Qué dispuesta llega a sorprender la comprensión cuando no se la espera! Sólo un paseo hace falta para, de pronto, tener al alcance una empatía que se presenta involuntaria. De repente, es sencillo verse en la piel arrugada del anciano y no prestarse a un juicio sobre su aparente disfrute de unas obras que modifican la ciudad. De pronto comprendes que esa mirada posada y reposada no responde al interés por el trabajo de quienes sudan sobre los andamios; comprendes que su interés reside en lo que ese espacio una vez fue. En lo que fue para ellos y para su ciudad. En lo que esos ancianos vivieron subidos al carro de su historia en particular.
Y, mientras paseas, esquivas los rayos de un sol abrasante tras una señora que equilibra su peso con bolsas de plástico repletas de comida: una en cada brazo. Y las bolsas se menean armoniosas hacia delante y hacia detrás. Hacia el futuro y hacia el pasado. Un movimiento leve que resuena melódico como un tic-tac. Y el sonido te avisa de que el tiempo –quieras o no, lo olvides o no– nunca deja de pasar.

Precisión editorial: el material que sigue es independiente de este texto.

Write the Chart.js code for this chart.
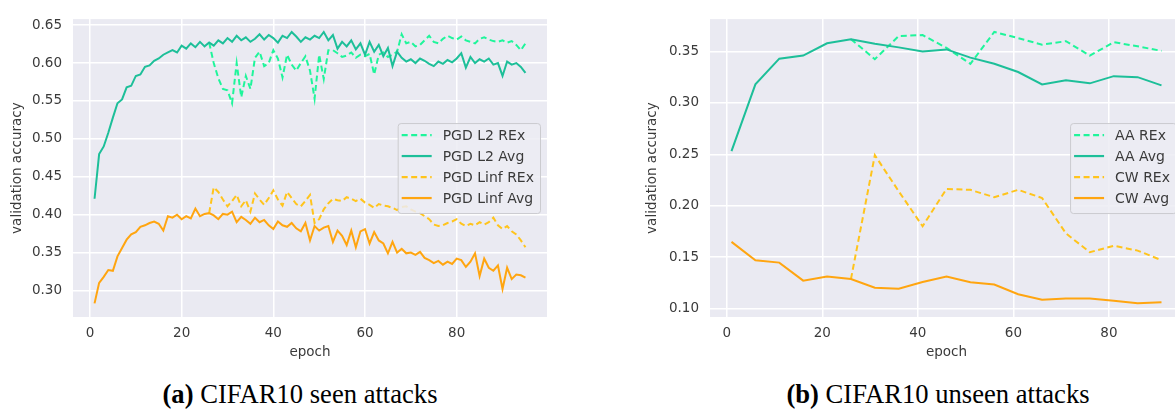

Y recuerdas una niñez difuminada, cuando un día en un lugar de recreativos era un suspiro y el verano aterrizaba inquieto y se hacía eterno hasta el éxtasis de la diversión. Ahora el tiempo, frente a una fachada reacondicionada y aderezada con rótulos excéntricos que te exigen –básicamente– que te pongas ‘fit’, se extiende tanto en la órbita del pensamiento que ni te deja reparar en lo veloz de su paso.

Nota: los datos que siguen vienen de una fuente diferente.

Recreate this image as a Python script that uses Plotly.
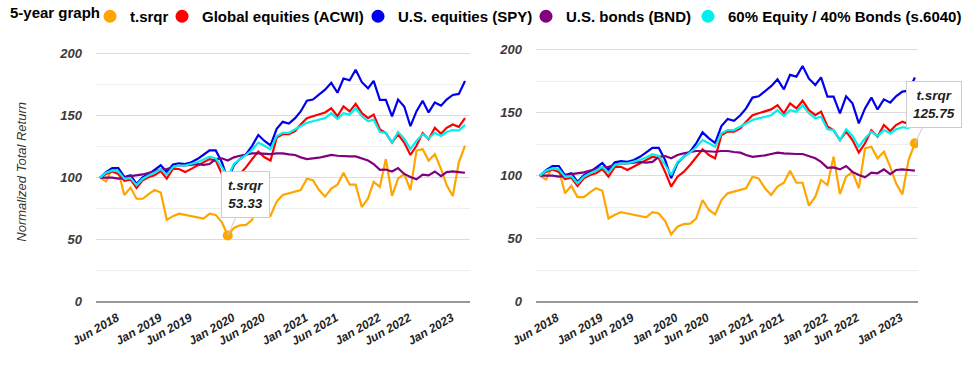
import pandas as pd
import plotly.graph_objects as go

dates = pd.date_range("2018-06-01", periods=61, freq="MS")

tsrqr = [100, 97, 107, 105, 86, 92, 83, 83, 87, 90, 88, 66, 69, 71, 70, 69, 68, 67, 71, 70,
         64, 53.33, 59.5, 61.6, 62, 66, 80.7, 72.8, 69.3, 80.7, 86, 87.3, 88.6, 90, 99.2, 97.9,
         90, 84.7, 91.3, 94.4, 104, 94.4, 94.4, 76.2, 83.3, 96.6, 92.6, 115, 85.4, 99.2, 103,
         90, 121.7, 123, 113.8, 119, 107, 94, 85.2, 112.4, 125.75]
acwi = [100, 103, 105, 103, 97.4, 98.4, 91.8, 98, 100.5, 102, 105.3, 99.2, 107, 107, 104.5,
        107, 110, 112.4, 115, 113.8, 103, 91.3, 99.2, 103, 108.5, 115, 121, 116.4, 113.8,
        132.3, 135, 135, 137.6, 142.9, 148, 149.5, 151.3, 152.6, 156, 149.5, 157.4, 153.4,
        159.5, 152, 148, 150.8, 139, 136, 128.3, 135, 128.3, 118.3, 125.7, 136, 131, 140.2,
        135.4, 140.2, 142.9, 141, 148]
spy = [100, 104.5, 107.7, 107.7, 100.5, 102, 95, 100.5, 103, 106, 110, 104.5, 110.6, 111.6,
       111, 112.4, 115, 118.5, 122, 122, 112.4, 98, 110, 115, 119, 125.7, 134.4, 129.6, 126,
       139.4, 145, 143.6, 148, 153.4, 162, 163, 166.7, 171, 176.5, 168.5, 180, 178.6, 187,
       177, 172, 178, 162.7, 162.7, 149.5, 163, 157.4, 141.5, 153.4, 162, 152.6, 160.6, 158,
       163, 166.7, 167.5, 178]
bnd = [100, 100, 100, 99.2, 99.7, 101.3, 101.9, 102.6, 104, 105, 106.6, 107, 108.5, 109.8,
       109.8, 110.6, 111, 110.3, 111, 115, 115.6, 113.8, 116.4, 117.7, 118.8, 119.6, 119.6,
       119, 119, 119.6, 119.6, 118.8, 118.3, 116.4, 115, 115.6, 116.1, 117.2, 118.3, 117.7,
       117.2, 117.2, 117.2, 115.6, 113.8, 111, 106.3, 106.6, 105, 107.7, 103, 100.5, 98.7,
       102.4, 101.9, 105, 101.3, 104.5, 105, 104.5, 104]
s6040 = [100, 104, 105.8, 105, 99.2, 99.7, 94, 99.2, 101.9, 104, 107, 102.4, 108.5, 109.8,
         109.8, 111, 112.4, 114.6, 117, 115.6, 108.5, 100.5, 111, 115, 118.3, 122.5, 128.3,
         125.7, 123, 133.6, 136.2, 136.2, 138.9, 141.5, 144.2, 145.5, 146.8, 148, 152, 147.4,
         152, 150.8, 156, 149.5, 145.5, 146.8, 136.8, 136.2, 128.3, 136.8, 131.5, 123, 129.6,
         135, 131.5, 136.2, 133.6, 136.8, 138.4, 138, 142.6]

series_names = ["t.srqr", "Global equities (ACWI)", "U.S. equities (SPY)",
                "U.S. bonds (BND)", "60% Equity / 40% Bonds (s.6040)"]
series_values = [tsrqr, acwi, spy, bnd, s6040]
series_colors = ["#FFA500", "#FF0000", "#0000EE", "#800080", "#00F0F0"]

tick_dates = ["2018-06-01", "2019-01-01", "2019-06-01", "2020-01-01", "2020-06-01",
              "2021-01-01", "2021-06-01", "2022-01-01", "2022-06-01", "2023-01-01"]
tick_labels = ["Jun 2018", "Jan 2019", "Jun 2019", "Jan 2020", "Jun 2020",
               "Jan 2021", "Jun 2021", "Jan 2022", "Jun 2022", "Jan 2023"]
y_ticks = [0, 50, 100, 150, 200]

left_idx = 21   # tooltip point on the left chart
right_idx = 60  # tooltip point on the right chart

W, H = 967, 370
FONT = "Liberation Sans, Arial, sans-serif"

# legend entry left edges (px)
legend_x = [90, 162, 358, 526]

fig = go.Figure()

for panel, (xa, ya) in enumerate([("x", "y"), ("x2", "y2")]):
    for name, vals, col in zip(series_names, series_values, series_colors):
        fig.add_trace(go.Scatter(x=dates, y=vals, mode="lines", name=name,
                                 line=dict(color=col, width=2.2),
                                 showlegend=False, hoverinfo="skip",
                                 xaxis=xa, yaxis=ya))

fig.add_trace(go.Scatter(x=[dates[left_idx]], y=[tsrqr[left_idx]], mode="markers",
                         marker=dict(color="#FFA500", size=10), showlegend=False,
                         hoverinfo="skip", xaxis="x", yaxis="y"))
fig.add_trace(go.Scatter(x=[dates[right_idx]], y=[tsrqr[right_idx]], mode="markers",
                         marker=dict(color="#FFA500", size=10), showlegend=False,
                         hoverinfo="skip", xaxis="x2", yaxis="y2"))

def px_x(p):
    return p / W

def px_y(p):
    return (H - p) / H

legend_font = dict(family=FONT, size=15, color="#000", weight="bold")
legend_layouts = {}
for i, (name, col) in enumerate(zip(series_names, series_colors)):
    lname = "legend" if i == 0 else f"legend{i + 1}"
    fig.add_trace(go.Scatter(x=[None], y=[None], mode="markers", name=name,
                             marker=dict(color=col, size=13), showlegend=True,
                             legend=lname, xaxis="x", yaxis="y"))
    if i < 4:
        pos = dict(x=px_x(legend_x[i]), xanchor="left")
    else:
        pos = dict(x=1.0, xanchor="right")
    legend_layouts[lname] = dict(orientation="h", y=1.0, yanchor="top", font=legend_font,
                                 itemwidth=30, bgcolor="rgba(0,0,0,0)", borderwidth=0, **pos)

xcommon = dict(type="date", tickvals=tick_dates, ticktext=tick_labels, tickangle=-30,
               showgrid=False, zeroline=False, showline=False, ticks="", automargin=False,
               tickfont=dict(family=FONT, size=12, color="#222", weight="bold", style="italic"),
               ticklabelshift=17, ticklabelstandoff=6, fixedrange=True)
ycommon = dict(tickvals=y_ticks, showgrid=True, gridcolor="#dcdcdc", gridwidth=1,
               zeroline=True, zerolinecolor="#999999", zerolinewidth=2, showline=False,
               ticks="", ticklabelstandoff=13, automargin=False,
               minor=dict(dtick=25, tick0=0, showgrid=True, gridcolor="#eeeeee", gridwidth=1),
               tickfont=dict(family=FONT, size=13, color="#3a3a3a", weight="bold", style="italic"),
               fixedrange=True)

fig.update_layout(
    width=W, height=H,
    margin=dict(l=0, r=0, t=0, b=0, autoexpand=False),
    paper_bgcolor="white", plot_bgcolor="white",
    hovermode=False,
    xaxis=dict(domain=[px_x(96), px_x(470)], range=["2018-05-12", "2023-06-26"],
               anchor="y", **xcommon),
    xaxis2=dict(domain=[px_x(536), px_x(918)], range=["2018-05-13", "2023-06-16"],
                anchor="y2", **xcommon),
    yaxis=dict(domain=[px_y(301.7), px_y(42)], range=[0, 209.4], anchor="x",
               title=dict(text="Normalized Total Return", standoff=29,
                          font=dict(family=FONT, size=13, color="#333", style="italic")),
               **ycommon),
    yaxis2=dict(domain=[px_y(301.7), px_y(42)], range=[0, 206.1], anchor="x2", **ycommon),
    **legend_layouts,
)

fig.add_annotation(x=0.0, y=1.0, xref="paper", yref="paper", xanchor="left",
                   yanchor="top", xshift=8, yshift=-2, showarrow=False, text="5-year graph",
                   font=legend_font)

tip_font = dict(family=FONT, size=13.5, color="#222", weight="bold", style="italic")
fig.add_annotation(x=dates[left_idx], y=tsrqr[left_idx], xref="x", yref="y",
                   text=f"t.srqr<br>{tsrqr[left_idx]:.2f}", font=tip_font,
                   showarrow=True, arrowhead=0, arrowcolor="#cccccc", arrowwidth=1,
                   ax=18, ay=-41, bgcolor="white", bordercolor="#cccccc",
                   borderwidth=1, borderpad=6, align="center")
fig.add_annotation(x=dates[right_idx], y=tsrqr[right_idx], xref="x2", yref="y2",
                   text=f"t.srqr<br>{tsrqr[right_idx]:.2f}", font=tip_font,
                   showarrow=True, arrowhead=0, arrowcolor="#cccccc", arrowwidth=1,
                   ax=19, ay=-39, bgcolor="white", bordercolor="#cccccc",
                   borderwidth=1, borderpad=6, align="center")

fig.write_html("out.html", config={"displayModeBar": False, "staticPlot": True},
               post_script="document.body.style.margin='0px';")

Ahora dejas el paseo y paras frente a esa fachada dichosa que otrora guardara un espacio de ocio sin igual; el paraíso del hedonismo infantil. La suerte de hermano mayor o del hermano pequeño que dejaba a un lado los diminutos rencores fraternales para disfrutar colateralmente del Indiana Bill. Paras y observas cómo el tiempo no lo hace –no para– y te dejas llevar por una memoria difusa a la que hay que agarrarse para poder sostenerse.
Ni rastro queda del Indiana Bill; su recuerdo, como mucho. Ni rastro queda de tardes henchidas de presentes sin miedo al futuro y sin ninguna intención de mirar atrás. Y así comprendes que el tiempo pasa y pasa y sigue pasando, sin dejar rastro, hasta que ya no puede pasar más.